Green is my antidote for the January blahs. I’ve remembered to take my Vitamin D, I go outside for a walk every time that the weather is even passingly nice, and, even so, I always end up feeling like half of a person by the time that January rolls around. I used to blame it on being an introvert and too many holiday obligations but I had no excuse this year. So we packed a backpack full of foraging supplies and headed over to a friend’s house which abuts a large forest.
I had such plans for our first trip – I’d been research evergreens and their uses both magically and medicinally. Everyone said that spruce was the tastiest of them – the tips, of course, but I could start sourcing our spruce now so that we could return to it in the spring. (Que every seasoned forager snickering at me from the corner of the room). I think that I just learned my first rule of foraging: learn to use what you can find rather than going looking for something that might not be there!
Meet my new tree friend, the Eastern Hemlock. She grows everywhere in the back forests behind my friend’s house. One of the traits of the hemlock tree is that she inhibits the growth of many other types of trees around her and indeed this forest appears to be mostly hemlock. Above you see her with one of her two tree companions found nearby – Oak and Birch.
Bemused by our discovery, we headed further inwards.
Soon, we encountered our second evergreen: Mountain Laurel! I’d never considered that Mountain Laurel might be an evergreen but I am happy to be reacquainted with her at an unexpected time.
Mather liked the Mountain Laurel, too! Or at least the other animal who had recently come to visit.
Even among the snow, I found many tiny spots of green. Mosses, lichen, and ferns in abundance.
It’s about then that I remembered why I needed this. Why this walk is so important.

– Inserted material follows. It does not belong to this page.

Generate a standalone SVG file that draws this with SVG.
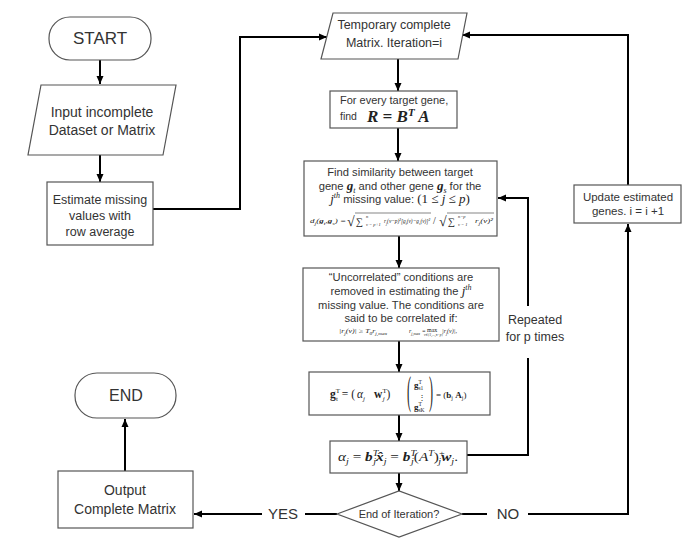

That if the smallest moss can make it through the winter, so can I. Still, we move, crunching through the snow, ever onwards.
At last, while enjoying a ice covered stream, we spot something. A smaller evergreen farther down the along the rocks. Could it be? It glows in the light differently…
There she is – one immature Red Spruce. Too young to think of harvesting, surely, but she had to have seeded from somewhere. We thank the forest for her secrets, vow to return to explore this area more, and head home. I return reinvigorated with the knowledge that life always finds a way and that maybe I will find what I am looking for if I just try hard enough.